The intruding people who in Ireland formulated the Danann mythology do not appear to have reached Scotland before the Christian period.

An outstanding difference between Scottish and Irish beliefs and practices is brought out by the treatment of the pig in both countries. Like the Continental Celts, the Irish Celts, who formed a military aristocracy over the Firbolgs, the Fir Domnann, and the Fir Gailian (Gauls), kept pigs and ate pork. In Scotland the pig was a demon as in ancient Egypt, and pork was tabooed over wide areas. The prejudice against pork in Scotland is not yet extinct. It is referred to by Sir Walter Scott in a footnote in The Fortunes of Nigel, which states:

"The Scots (Lowlanders), till within the last generation, disliked swine's flesh as an article of food as much as the Highlanders do at present. Ben Jonson, in drawing James's character,[187] says he loved no part of a swine."[188]

Dr. Johnson wrote in his A Journey to the Western Highlands in 1773:

"Of their eels I can give no account, having never tasted them, for I believe they are not considered as wholesome food.... The vulgar inhabitants of Skye, I know not whether of the other islands, have not only eels, but pork and bacon in abhorrence; and, accordingly, I never saw a hog in the Hebrides, except one at Dunvegan."

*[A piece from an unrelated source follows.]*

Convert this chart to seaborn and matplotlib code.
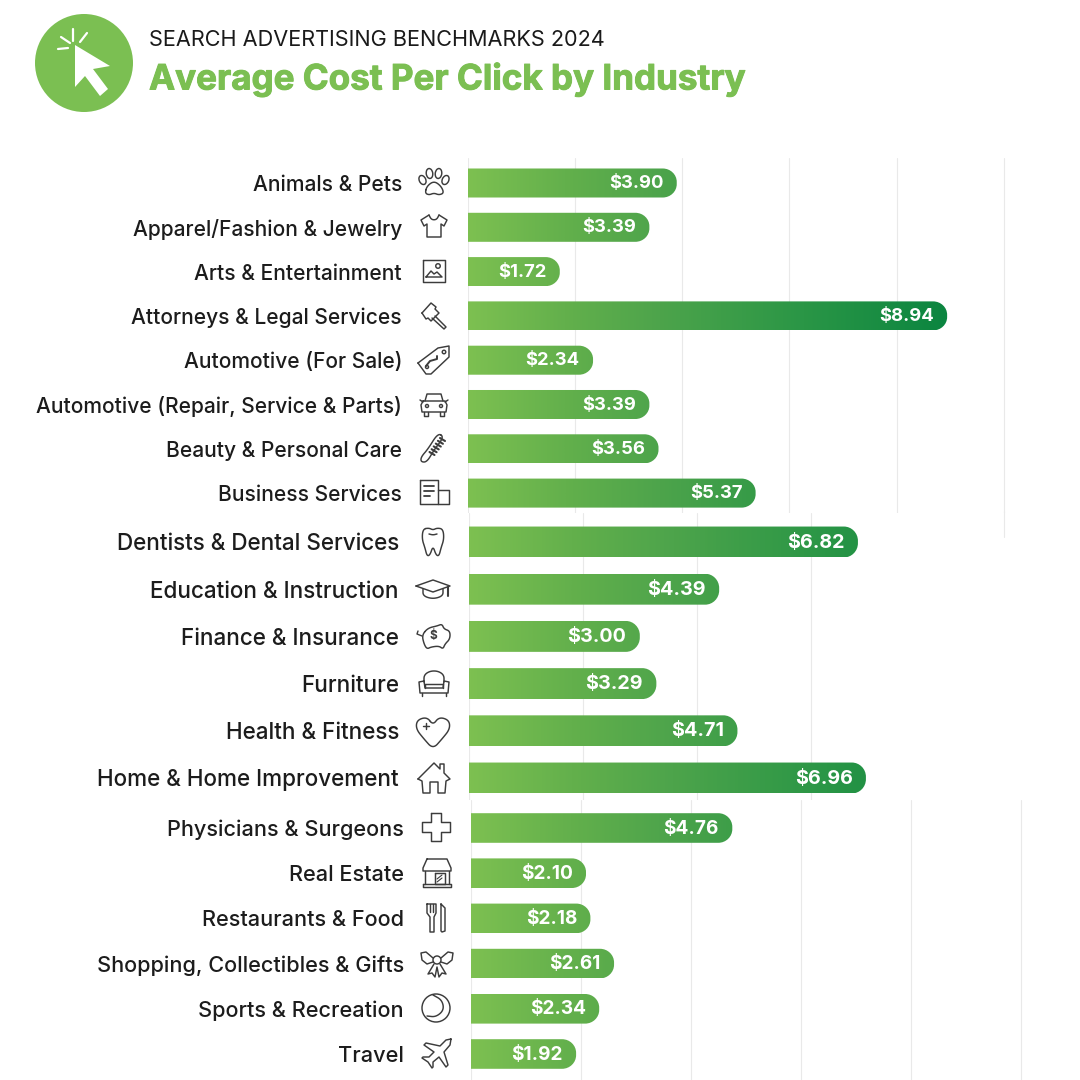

"In the year 1691 a question was put, 'Why do Scotchmen hate swine's flesh?' and", says J. G. Dalyell,[189] "unsatisfactorily answered, 'They might borrow it of the Jews'." As the early Christians of England and Ireland did not abhor pork, the prejudice could not have been of Christian origin. It was based on superstition, and as the superstitions of to-day were the religious beliefs of yesterday, the prejudice appears to be a survival from pagan times. An ancient religious cult, which may have originally been small, became influential in Scotland, and the taboo spread even after its original significance was forgotten. The Scottish prejudice against pork existed chiefly among "the common people", as Dr. Johnson found when in Skye. Proprietors of alien origin and monks ate pork, but the old taboo persisted. Pig-dealers, &c., in the Highlands in the nineteenth century refused to eat pork. They exported their pigs.[190]

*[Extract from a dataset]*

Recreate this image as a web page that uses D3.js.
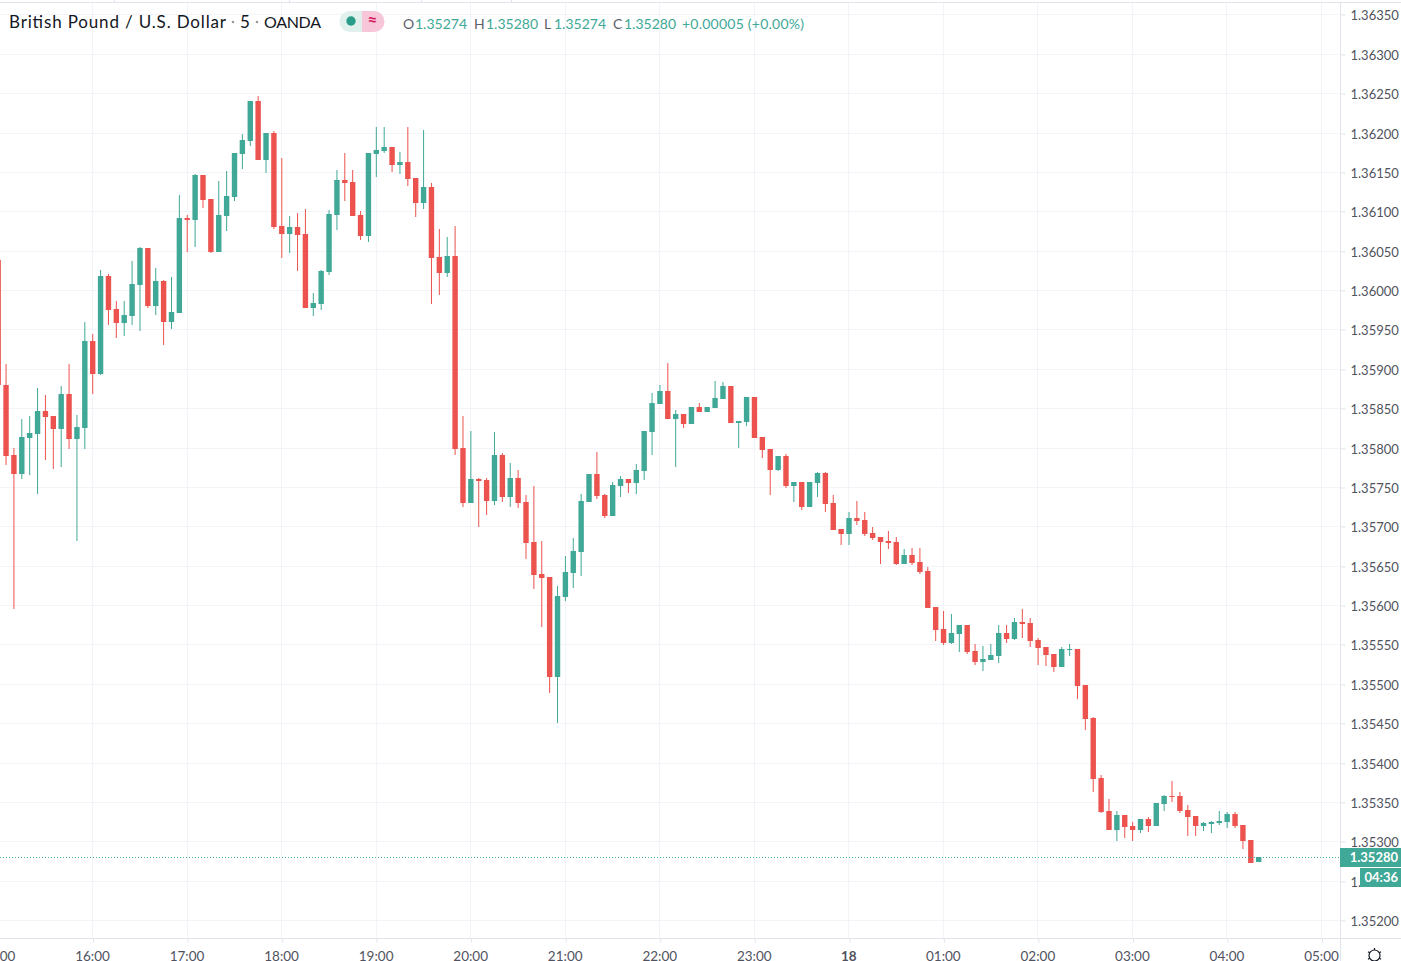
<!DOCTYPE html>
<html>
<head>
<meta charset="utf-8">
<title>GBPUSD 5m</title>
<script src="https://d3js.org/d3.v7.min.js"></script>
<style>
  html, body { margin: 0; padding: 0; background: #fff; overflow: hidden; }
  svg { display: block; font-family: Lato, sans-serif; }
</style>
</head>
<body>
<svg width="1401" height="961"></svg>
<script>
// 5 minute bars, first one is 15:00, prices in 1/100000
const open = [
  136038,135879,135790,135766,135812,135817,135846,135840,135823,135868,
  135811,135825,135935,135893,136018,135976,135958,135967,136006,136053,
  135980,136011,135959,135971,136091,136089,136146,136116,136048,136094,
  136118,136173,136189,136240,136165,136199,136081,136071,136080,136071,
  135977,135982,136023,136095,136140,136137,136095,136069,136173,136177,
  136182,136159,136163,136142,136110,136131,136042,136022,136043,135799,
  135730,135760,135759,135732,135790,135737,135761,135731,135680,135639,
  135636,135509,135610,135641,135667,135731,135766,135740,135713,135751,
  135760,135755,135770,135820,135855,135872,135836,135843,135830,135851,
  135845,135850,135862,135878,135831,135832,135864,135813,135798,135771,
  135789,135751,135756,135724,135755,135768,135730,135697,135690,135710,
  135708,135691,135686,135681,135680,135652,135663,135655,135643,135597,
  135570,135552,135563,135575,135542,135528,135530,135535,135564,135557,
  135578,135577,135556,135547,135538,135521,135543,135544,135498,135457,
  135380,135338,135314,135333,135319,135314,135328,135319,135347,135357,
  135357,135340,135332,135319,135322,135323,135324,135335,135321,135302,
  135274
];
const high = [
  136038,135906,135799,135836,135840,135876,135867,135840,135878,135906,
  135841,135959,135944,136025,136020,135986,135986,136037,136055,136053,
  136028,136013,136017,136121,136095,136147,136146,136116,136138,136151,
  136174,136198,136240,136246,136199,136202,136168,136094,136098,136103,
  135996,136025,136102,136152,136174,136152,136100,136174,136207,136207,
  136182,136175,136207,136142,136203,136136,136077,136067,136081,135840,
  135821,135761,135761,135820,135793,135780,135771,135740,135751,135681,
  135636,135624,135662,135685,135741,135766,135794,135741,135756,135764,
  135760,135779,135821,135869,135879,135907,135848,135843,135851,135857,
  135851,135884,135883,135878,135834,135864,135864,135813,135798,135789,
  135792,135756,135756,135756,135769,135769,135740,135697,135718,135732,
  135718,135699,135686,135694,135686,135671,135672,135672,135648,135597,
  135592,135589,135575,135575,135550,135548,135550,135575,135575,135583,
  135595,135583,135558,135547,135538,135547,135550,135544,135498,135458,
  135384,135354,135338,135333,135324,135328,135331,135349,135359,135377,
  135363,135346,135332,135324,135326,135338,135337,135337,135321,135302,
  135280
];
const low = [
  135879,135778,135595,135760,135765,135741,135784,135773,135775,135798,
  135681,135798,135868,135892,135956,135939,135942,135956,135948,135977,
  135968,135930,135950,135971,136048,136055,136104,136047,136048,136075,
  136113,136154,136183,136165,136149,136077,136041,136047,136024,135977,
  135967,135975,136019,136076,136113,136094,136063,136061,136143,136174,
  136150,136147,136132,136093,136103,135982,135994,136017,135790,135724,
  135730,135699,135714,135727,135731,135724,135723,135658,135620,135572,
  135488,135450,135605,135622,135637,135731,135735,135710,135713,135737,
  135742,135741,135759,135790,135855,135836,135775,135825,135830,135845,
  135845,135850,135862,135831,135799,135827,135812,135787,135740,135770,
  135749,135731,135721,135724,135737,135718,135695,135676,135676,135702,
  135688,135683,135652,135671,135651,135652,135651,135639,135596,135554,
  135549,135550,135540,135538,135524,135516,135530,135526,135552,135556,
  135558,135547,135524,135523,135515,135521,135535,135481,135441,135363,
  135336,135314,135300,135304,135300,135310,135312,135319,135338,135350,
  135336,135307,135307,135313,135310,135321,135317,135317,135290,135272,
  135274
];
const close = [
  135879,135789,135766,135813,135818,135846,135839,135823,135868,135811,
  135826,135935,135893,136018,135975,135958,135968,136008,136053,135980,
  136011,135959,135972,136091,136089,136146,136114,136048,136095,136119,
  136174,136190,136240,136165,136199,136080,136071,136080,136070,135977,
  135983,136024,136097,136140,136136,136094,136069,136174,136178,136182,
  136159,136163,136141,136110,136131,136041,136022,136043,135798,135730,
  135760,135757,135732,135790,135737,135761,135730,135679,135638,135634,
  135509,135611,135642,135669,135732,135766,135738,135713,135752,135760,
  135755,135771,135821,135857,135872,135836,135843,135830,135851,135845,
  135851,135863,135878,135831,135834,135864,135812,135797,135771,135789,
  135751,135756,135724,135756,135768,135728,135695,135690,135710,135707,
  135690,135685,135680,135679,135652,135663,135653,135642,135596,135568,
  135552,135564,135575,135540,135528,135531,135537,135564,135557,135578,
  135576,135554,135545,135537,135521,135544,135544,135497,135455,135379,
  135337,135314,135333,135318,135314,135328,135319,135349,135357,135356,
  135338,135331,135319,135323,135324,135326,135335,135319,135300,135272,
  135280
];

const priceTicks = [
  1.3635,1.363,1.3625,1.362,1.3615,1.361,1.3605,1.36,1.3595,1.359,1.3585,1.358,
  1.3575,1.357,1.3565,1.356,1.3555,1.355,1.3545,1.354,1.3535,1.353,1.3525,1.352
];
const hourTicks = [15,16,17,18,19,20,21,22,23,24,25,26,27,28,29];

const titleParts = ['British Pound / U.S. Dollar', '5', 'OANDA'];
const ohlcLabels = ['O','H','L','C'];
const ohlcValues = ['1.35274','1.35280','1.35274','1.35280'];
const lastPrice = 1.3528;
const changeText = '+0.00005 (+0.00%)';
const countdown = '04:36';

const upColor = '#40a896';
const downColor = '#ec534e';
const gridColor = '#f3f4f9';
const borderColor = '#e0e3eb';
const axisText = '#50535e';

const svg = d3.select('svg');
const width = +svg.attr('width');
const height = +svg.attr('height');
const paneW = 1340;
const paneTop = 2;
const paneBottom = 938;

const startTime = Date.UTC(2020, 11, 17, 15, 0);
const atHour = h => new Date(startTime + (h - 15) * 3600000);

const candles = d3.range(open.length).map(i => ({
  time: d3.utcMinute.offset(new Date(startTime), i * 5),
  o: open[i] / 1e5, h: high[i] / 1e5, l: low[i] / 1e5, c: close[i] / 1e5
}));

// 16:00 is at 92.5 and 05:00 at 1321.5
const xScale = d3.scaleUtc().domain([atHour(16), atHour(29)]).range([92.5, 1321.5]);
// 1.36000 is on pixel row 290, 1.35200 on row 920
const yScale = d3.scaleLinear().domain([1.36, 1.352]).range([290, 920]);
const row = p => Math.round(yScale(p));

// grid
const grid = svg.append('g').attr('id', 'grid').attr('fill', gridColor);
grid.selectAll('.hgrid').data(priceTicks).enter().append('rect')
  .attr('class', 'hgrid')
  .attr('x', 0).attr('width', paneW).attr('height', 1)
  .attr('y', d => row(d));
grid.selectAll('.vgrid').data(hourTicks).enter().append('rect')
  .attr('class', 'vgrid')
  .attr('x', d => Math.floor(xScale(atHour(d))))
  .attr('width', 1)
  .attr('y', paneTop + 1).attr('height', paneBottom - paneTop - 1);

// candles
svg.append('clipPath').attr('id', 'pane').append('rect')
  .attr('width', paneW).attr('height', paneBottom);
const marks = svg.append('g').attr('clip-path', 'url(#pane)');
const colorOf = d => (d.c >= d.o ? upColor : downColor);

marks.selectAll('.wick').data(candles).enter().append('rect')
  .attr('class', 'wick')
  .attr('x', d => xScale(d.time) - 0.3)
  .attr('width', 1)
  .attr('y', d => row(d.h))
  .attr('height', d => Math.max(row(d.l) - row(d.h), 1))
  .attr('fill', colorOf);

marks.selectAll('.body').data(candles).enter().append('rect')
  .attr('class', 'body')
  .attr('x', d => xScale(d.time) - 2.5)
  .attr('width', 5.4)
  .attr('y', d => row(Math.max(d.o, d.c)))
  .attr('height', d => Math.max(row(Math.min(d.o, d.c)) - row(Math.max(d.o, d.c)), 1))
  .attr('fill', colorOf);

// last price dotted line
marks.append('line')
  .attr('x1', 0).attr('x2', paneW)
  .attr('y1', row(lastPrice) + 0.5).attr('y2', row(lastPrice) + 0.5)
  .attr('stroke', upColor).attr('stroke-dasharray', '1 2');

// pane borders
svg.append('rect').attr('x', 0).attr('y', paneTop).attr('width', width).attr('height', 1).attr('fill', borderColor);
svg.append('rect').attr('x', paneW).attr('y', paneTop).attr('width', 1).attr('height', height - paneTop).attr('fill', borderColor);
svg.append('rect').attr('x', 0).attr('y', paneBottom).attr('width', width).attr('height', 1).attr('fill', borderColor);

// price axis
const gY = svg.append('g').attr('id', 'yAxis')
  .attr('transform', `translate(${paneW + 0.5},0.5)`)
  .call(d3.axisRight(yScale).tickValues(priceTicks).tickSize(5).tickPadding(5).tickFormat(d3.format('.5f')));
gY.select('.domain').remove();
gY.selectAll('line').attr('stroke', borderColor)
  .attr('transform', d => `translate(0,${row(d) - yScale(d)})`);
gY.selectAll('text').attr('fill', axisText).attr('font-size', 13)
  .attr('font-family', 'Lato, sans-serif')
  .attr('transform', d => `translate(0,${row(d) - yScale(d) + 0.5})`);

// time axis
const gX = svg.append('g').attr('id', 'xAxis')
  .attr('transform', `translate(-0.5,${paneBottom + 0.5})`)
  .call(d3.axisBottom(xScale).tickValues(hourTicks.map(atHour)).tickSize(4).tickPadding(8.5)
    .tickFormat(d => (d.getUTCHours() === 0 ? d3.utcFormat('%d')(d) : d3.utcFormat('%H:%M')(d))));
gX.select('.domain').remove();
gX.selectAll('line').attr('stroke', borderColor).attr('transform', 'translate(1,0)');
gX.selectAll('text').attr('fill', axisText).attr('font-size', 13.5)
  .attr('font-family', 'Lato, sans-serif')
  .attr('font-weight', d => (d.getUTCHours() === 0 ? 700 : 400));

// last price + countdown labels on the axis
svg.append('rect').attr('x', paneW).attr('y', 848).attr('width', width - paneW).attr('height', 19).attr('fill', upColor);
svg.append('text').attr('x', 1398).attr('y', 862).attr('text-anchor', 'end')
  .attr('fill', '#fff').attr('font-size', 13).attr('font-weight', 700).text(lastPrice.toFixed(5));
svg.append('rect').attr('x', 1360).attr('y', 868).attr('width', width - 1360).attr('height', 19).attr('fill', upColor);
svg.append('text').attr('x', 1398).attr('y', 882).attr('text-anchor', 'end')
  .attr('fill', '#fff').attr('font-size', 13).attr('font-weight', 700).text(countdown);

// settings icon
const gear = svg.append('g').attr('transform', 'translate(1374.5,955.5)')
  .attr('stroke', '#131722').attr('fill', 'none').attr('stroke-width', 1.2);
gear.append('circle').attr('r', 5.5);
gear.selectAll('line').data(d3.range(6)).enter().append('line')
  .attr('y1', -5.5).attr('y2', -7.5)
  .attr('transform', d => `rotate(${d * 60})`);

// title
const title = svg.append('g').attr('fill', '#131722').attr('font-size', 17);
title.append('text').attr('x', 9).attr('y', 27.5).attr('textLength', 217).text(titleParts[0]);
title.append('text').attr('x', 240).attr('y', 27.5).text(titleParts[1]);
title.append('text').attr('x', 264).attr('y', 27.5).attr('textLength', 57).attr('font-size', 16).text(titleParts[2]);
title.selectAll('.sep').data([233, 257]).enter().append('circle')
  .attr('class', 'sep').attr('cx', d => d).attr('cy', 22).attr('r', 1.3).attr('fill', '#9598a1');

// market status pill
svg.append('path').attr('d', 'M362 11H350a10.5 10.5 0 0 0 0 21H362Z').attr('fill', '#e0f0ed');
svg.append('path').attr('d', 'M362 11H374a10.5 10.5 0 0 1 0 21H362Z').attr('fill', '#f7c6d9');
svg.append('circle').attr('cx', 351).attr('cy', 21).attr('r', 4.7).attr('fill', '#2a9d8a');
svg.append('text').attr('x', 372.5).attr('y', 26).attr('text-anchor', 'middle')
  .attr('fill', '#d81b60').attr('font-size', 17).attr('font-weight', 700).text('\u2248');

// OHLC legend
const legend = svg.append('g').attr('font-size', 14);
const labelX = [403, 474, 544, 613];
const valueX = [415, 486, 554, 624];
legend.selectAll('.lab').data(ohlcLabels).enter().append('text')
  .attr('class', 'lab').attr('x', (d, i) => labelX[i]).attr('y', 29).attr('fill', '#5d606b').text(d => d);
legend.selectAll('.val').data(ohlcValues).enter().append('text')
  .attr('class', 'val').attr('x', (d, i) => valueX[i]).attr('y', 29).attr('fill', upColor)
  .attr('textLength', 52).text(d => d);
legend.append('text').attr('x', 682).attr('y', 29).attr('fill', upColor)
  .attr('textLength', 122).text(changeText);

// separators of the toolbar above the chart
svg.selectAll('.sepTop').data([114, 289, 421, 511]).enter().append('rect')
  .attr('class', 'sepTop').attr('x', d => d).attr('y', 0).attr('width', 1).attr('height', 2).attr('fill', borderColor);
</script>
</body>
</html>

Traces of ancient food taboos, which were connected evidently with religious beliefs, have been obtained by archæologists in England. In some districts pork appears to have been more favoured than the beef or mutton or goat flesh preferred in other districts. Evidence has been forthcoming that horse flesh was eaten in ancient England. A reference in the Life of St. Columba to a relapsing Christian returning to horse flesh suggests that it was a favoured food of a Pagan cult.